Dataset records
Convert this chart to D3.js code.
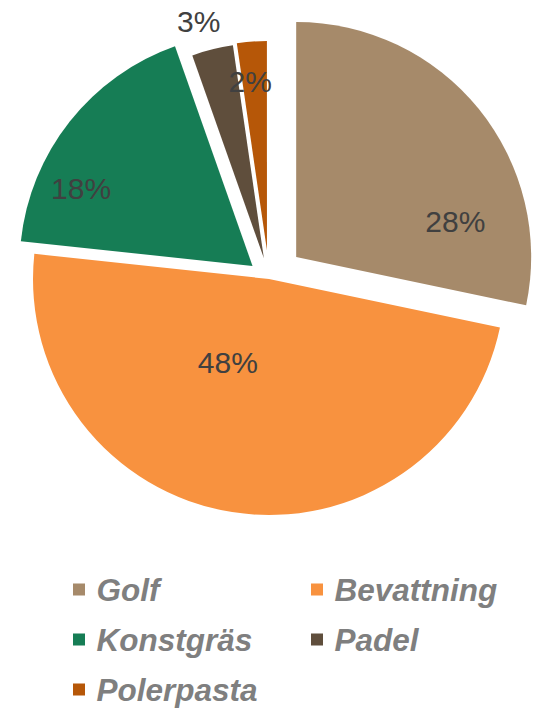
<!DOCTYPE html>
<html>
<head>
<meta charset="utf-8">
<script src="https://cdn.jsdelivr.net/npm/d3@7"></script>
<style>
  body { margin: 0; background: #fff; }
  svg text { font-family: "Liberation Sans", Arial, sans-serif; }
</style>
</head>
<body>
<div id="chart"></div>
<script>
const categories = ["Golf", "Bevattning", "Konstgräs", "Padel", "Polerpasta"];
const values = [28.3, 48.4, 17.9, 3.1, 2.3];
const labels = ["28%", "48%", "18%", "3%", "2%"];
const colors = ["#A68A6A", "#F8923F", "#167D55", "#5F4E3C", "#B65708"];

// per-slice layout (explode distance, outer radius, label angle in deg, label distance)
const explode = [35, 0, 21, 21.5, 29];
const radii = [235, 236, 233, 215, 209];
const labelAngle = [77.6, 206.3, 294.2, 344.6, 354.3];
const labelDist = [163, 93, 188, 245, 169];

const width = 542, height = 709;
const cx = 269, cy = 279;

const svg = d3.select("#chart")
  .append("svg")
  .attr("width", width)
  .attr("height", height);

const data = categories.map((c, i) => ({ name: c, value: values[i], i }));

const pie = d3.pie()
  .sort(null)
  .value(d => d.value)
  .startAngle(0)
  .endAngle(2 * Math.PI);

const arcs = pie(data);

const g = svg.append("g").attr("transform", `translate(${cx},${cy})`);

const slice = g.selectAll("g.slice")
  .data(arcs)
  .join("g")
  .attr("class", "slice")
  .attr("transform", d => {
    const mid = (d.startAngle + d.endAngle) / 2;
    const e = explode[d.data.i];
    return `translate(${Math.sin(mid) * e},${-Math.cos(mid) * e})`;
  });

slice.append("path")
  .attr("d", d => d3.arc().innerRadius(0).outerRadius(radii[d.data.i])(d))
  .attr("fill", d => colors[d.data.i]);

slice.append("text")
  .attr("x", d => Math.sin(labelAngle[d.data.i] * Math.PI / 180) * labelDist[d.data.i])
  .attr("y", d => -Math.cos(labelAngle[d.data.i] * Math.PI / 180) * labelDist[d.data.i])
  .attr("dy", "0.35em")
  .attr("text-anchor", "middle")
  .style("font-size", "30px")
  .style("fill", "#404040")
  .text(d => labels[d.data.i]);

// legend
const legendCols = [73, 311];
const legendRows = [601, 651, 701];

const legend = svg.selectAll("g.legend")
  .data(categories)
  .join("g")
  .attr("class", "legend")
  .attr("transform", (d, i) => `translate(${legendCols[i % 2]},${legendRows[Math.floor(i / 2)]})`);

legend.append("rect")
  .attr("x", 0)
  .attr("y", -17.5)
  .attr("width", 12)
  .attr("height", 12)
  .attr("fill", (d, i) => colors[i]);

legend.append("text")
  .attr("x", 23.5)
  .attr("y", 0)
  .style("font-size", "31.5px")
  .style("font-weight", "bold")
  .style("font-style", "italic")
  .style("fill", "#7F7F7F")
  .text(d => d);
</script>
</body>
</html>
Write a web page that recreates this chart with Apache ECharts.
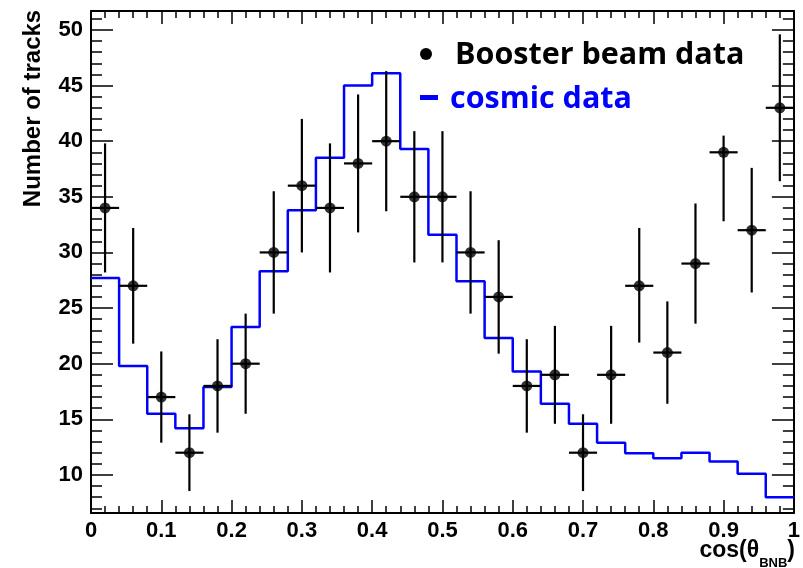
<!DOCTYPE html>
<html><head><meta charset="utf-8">
<script src="https://cdn.jsdelivr.net/npm/echarts@6/dist/echarts.min.js"></script>
<style>html,body{margin:0;padding:0;background:#fff}#c{width:803px;height:568px}</style>
</head><body><div id="c"></div>
<script>
// ---- data ----
const binCenters = [0.02,0.06,0.10,0.14,0.18,0.22,0.26,0.30,0.34,0.38,0.42,0.46,0.50,0.54,0.58,0.62,0.66,0.70,0.74,0.78,0.82,0.86,0.90,0.94,0.98];
const boosterCounts = [34,27,17,12,18,20,30,36,34,38,40,35,35,30,26,18,19,12,19,27,21,29,39,32,43];
const boosterErrLow = [28.2,21.8,12.9,8.55,13.8,15.5,24.5,30.0,28.2,31.8,33.7,29.1,29.1,24.5,20.9,13.8,14.6,8.55,14.6,21.9,16.4,23.6,32.8,26.4,36.4];
const boosterErrHigh = [39.8,32.2,21.1,15.45,22.2,24.5,35.5,42.0,39.8,44.2,46.3,40.9,40.9,35.5,31.1,22.2,23.4,15.45,23.4,32.2,25.6,34.4,40.5,37.6,49.6];
const binHalfWidth = 0.02;
const binEdges = [0,0.04,0.08,0.12,0.16,0.20,0.24,0.28,0.32,0.36,0.40,0.44,0.48,0.52,0.56,0.60,0.64,0.68,0.72,0.76,0.80,0.84,0.88,0.92,0.96,1.00];
const cosmicCounts = [27.7,19.8,15.5,14.2,17.9,23.3,28.3,33.8,38.5,45.0,46.1,39.3,31.6,27.4,22.3,19.3,16.4,14.6,12.9,11.95,11.5,12.0,11.2,10.1,8.0];
const yMajorTicks = [10,15,20,25,30,35,40,45,50];
const yMinorTicks = [7,8,9,10,11,12,13,14,15,16,17,18,19,20,21,22,23,24,25,26,27,28,29,30,31,32,33,34,35,36,37,38,39,40,41,42,43,44,45,46,47,48,49,50,51];
const yMin = 6.58, yMax = 51.7;
const xMin = 0, xMax = 1, xInterval = 0.1;

// ---- chart ----
const FONT = "'Liberation Sans', Arial, Helvetica, sans-serif";
const LEGFONT = "'Open Sans', 'Noto Sans', sans-serif";
const BLUE = '#0000ff';
const chart = echarts.init(document.getElementById('c'), null, {renderer: 'canvas'});

const cosmicData = binEdges.map((e, i) => [e, cosmicCounts[Math.min(i, cosmicCounts.length - 1)]]);
const pointData = binCenters.map((x, i) => [x, boosterCounts[i], boosterErrLow[i], boosterErrHigh[i]]);

function yAxisDef(position, ticks, len, showLabel, showLine) {
  return {
    type: 'value', position: position, min: yMin, max: yMax,
    axisLine: {show: showLine, lineStyle: {color: '#000', width: 2}},
    axisTick: {show: true, inside: true, length: len, customValues: ticks, lineStyle: {color: '#000', width: 1.5}},
    axisLabel: {show: showLabel, customValues: yMajorTicks, margin: 8, color: '#000', fontFamily: FONT, fontWeight: 'bold', fontSize: 22},
    splitLine: {show: false}
  };
}
function xAxisDef(position, showLabel) {
  return {
    type: 'value', position: position, min: xMin, max: xMax, interval: xInterval,
    axisLine: {show: true, onZero: false, lineStyle: {color: '#000', width: 2}},
    axisTick: {show: true, inside: true, length: 13, lineStyle: {color: '#000', width: 1.5}},
    minorTick: {show: true, splitNumber: 5, length: 7, lineStyle: {color: '#000', width: 1.5}},
    axisLabel: {show: showLabel, margin: 7, color: '#000', fontFamily: FONT, fontWeight: 'bold', fontSize: 22, showMinLabel: true, showMaxLabel: true},
    splitLine: {show: false}, minorSplitLine: {show: false}
  };
}

const option = {
  animation: false,
  backgroundColor: '#fff',
  grid: {left: 91, right: 8, top: 11, bottom: 55, containLabel: false},
  xAxis: [xAxisDef('bottom', true), xAxisDef('top', false)],
  yAxis: [
    yAxisDef('left', yMajorTicks, 22, true, true),
    yAxisDef('left', yMinorTicks, 11, false, false),
    yAxisDef('right', yMajorTicks, 22, false, true),
    yAxisDef('right', yMinorTicks, 11, false, false)
  ],
  series: [
    {
      name: 'cosmic data', type: 'line', step: 'end', xAxisIndex: 0, yAxisIndex: 0,
      data: cosmicData, symbol: 'none', lineStyle: {color: BLUE, width: 2.5}, z: 2
    },
    {
      name: 'Booster beam data errors', type: 'custom', xAxisIndex: 0, yAxisIndex: 0,
      data: pointData, encode: {x: 0, y: 1}, z: 3,
      renderItem: function (params, api) {
        const x = api.value(0), y = api.value(1), lo = api.value(2), hi = api.value(3);
        const pLo = api.coord([x, lo]), pHi = api.coord([x, hi]);
        const pL = api.coord([x - binHalfWidth, y]), pR = api.coord([x + binHalfWidth, y]);
        const st = {stroke: '#000', lineWidth: 2.2};
        return {type: 'group', children: [
          {type: 'line', shape: {x1: pLo[0], y1: pLo[1], x2: pHi[0], y2: pHi[1]}, style: st},
          {type: 'line', shape: {x1: pL[0], y1: pL[1], x2: pR[0], y2: pR[1]}, style: st}
        ]};
      }
    },
    {
      name: 'Booster beam data', type: 'scatter', xAxisIndex: 0, yAxisIndex: 0,
      data: pointData.map(d => [d[0], d[1]]), symbol: 'circle', symbolSize: 11,
      itemStyle: {color: '#000'}, z: 4
    }
  ],
  graphic: [
    {type: 'circle', shape: {cx: 426, cy: 54, r: 6}, style: {fill: '#000'}},
    {type: 'text', x: 455, y: 55.5, style: {text: 'Booster beam data', fill: '#000', font: 'bold 30.5px ' + LEGFONT, textAlign: 'left', textVerticalAlign: 'middle'}},
    {type: 'rect', shape: {x: 420, y: 95, width: 18, height: 5}, style: {fill: BLUE}},
    {type: 'text', x: 450, y: 99.5, style: {text: 'cosmic data', fill: BLUE, font: 'bold 30.5px ' + LEGFONT, textAlign: 'left', textVerticalAlign: 'middle'}},
    {type: 'text', x: 33, y: 108.5, rotation: Math.PI / 2, style: {text: 'Number of tracks', fill: '#000', font: 'bold 24px ' + FONT, textAlign: 'center', textVerticalAlign: 'middle'}},
    {type: 'text', x: 795, y: 539, style: {
      text: '{m|cos(θ}{s|BNB}{m|)}', textAlign: 'right', textVerticalAlign: 'top',
      rich: {
        m: {fontFamily: FONT, fontWeight: 'bold', fontSize: 23, lineHeight: 24, verticalAlign: 'top', fill: '#000'},
        s: {fontFamily: FONT, fontWeight: 'bold', fontSize: 13, lineHeight: 14, padding: [18, 0, 0, 0], verticalAlign: 'top', fill: '#000'}
      }
    }}
  ]
};
chart.setOption(option);
</script>
</body></html>
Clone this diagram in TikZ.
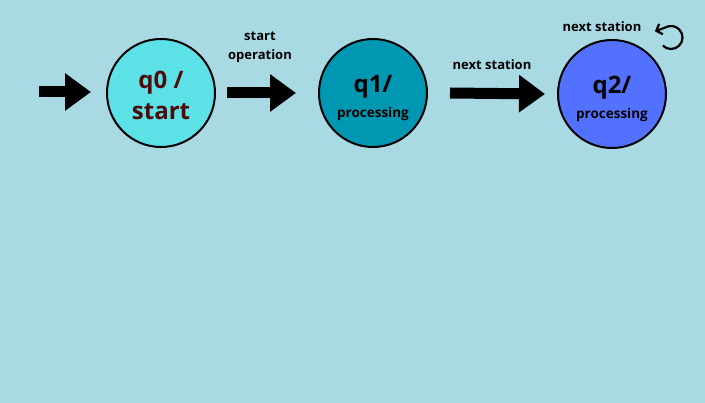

**Problem description**. Take out nothing but the lines from the one containing "Write a web" to the one containing "const pointData = binCenters.map((x, i)", inclusive, retyped exactly. Drop the pictures.

**Full output**.
Write a web page that recreates this chart with Apache ECharts.
<!DOCTYPE html>
<html><head><meta charset="utf-8">
<script src="https://cdn.jsdelivr.net/npm/echarts@6/dist/echarts.min.js"></script>
<style>html,body{margin:0;padding:0;background:#fff}#c{width:803px;height:568px}</style>
</head><body><div id="c"></div>
<script>
// ---- data ----
const binCenters = [0.02,0.06,0.10,0.14,0.18,0.22,0.26,0.30,0.34,0.38,0.42,0.46,0.50,0.54,0.58,0.62,0.66,0.70,0.74,0.78,0.82,0.86,0.90,0.94,0.98];
const boosterCounts = [34,27,17,12,18,20,30,36,34,38,40,35,35,30,26,18,19,12,19,27,21,29,39,32,43];
const boosterErrLow = [28.2,21.8,12.9,8.55,13.8,15.5,24.5,30.0,28.2,31.8,33.7,29.1,29.1,24.5,20.9,13.8,14.6,8.55,14.6,21.9,16.4,23.6,32.8,26.4,36.4];
const boosterErrHigh = [39.8,32.2,21.1,15.45,22.2,24.5,35.5,42.0,39.8,44.2,46.3,40.9,40.9,35.5,31.1,22.2,23.4,15.45,23.4,32.2,25.6,34.4,40.5,37.6,49.6];
const binHalfWidth = 0.02;
const binEdges = [0,0.04,0.08,0.12,0.16,0.20,0.24,0.28,0.32,0.36,0.40,0.44,0.48,0.52,0.56,0.60,0.64,0.68,0.72,0.76,0.80,0.84,0.88,0.92,0.96,1.00];
const cosmicCounts = [27.7,19.8,15.5,14.2,17.9,23.3,28.3,33.8,38.5,45.0,46.1,39.3,31.6,27.4,22.3,19.3,16.4,14.6,12.9,11.95,11.5,12.0,11.2,10.1,8.0];
const yMajorTicks = [10,15,20,25,30,35,40,45,50];
const yMinorTicks = [7,8,9,10,11,12,13,14,15,16,17,18,19,20,21,22,23,24,25,26,27,28,29,30,31,32,33,34,35,36,37,38,39,40,41,42,43,44,45,46,47,48,49,50,51];
const yMin = 6.58, yMax = 51.7;
const xMin = 0, xMax = 1, xInterval = 0.1;

// ---- chart ----
const FONT = "'Liberation Sans', Arial, Helvetica, sans-serif";
const LEGFONT = "'Open Sans', 'Noto Sans', sans-serif";
const BLUE = '#0000ff';
const chart = echarts.init(document.getElementById('c'), null, {renderer: 'canvas'});

const cosmicData = binEdges.map((e, i) => [e, cosmicCounts[Math.min(i, cosmicCounts.length - 1)]]);
const pointData = binCenters.map((x, i) => [x, boosterCounts[i], boosterErrLow[i], boosterErrHigh[i]]);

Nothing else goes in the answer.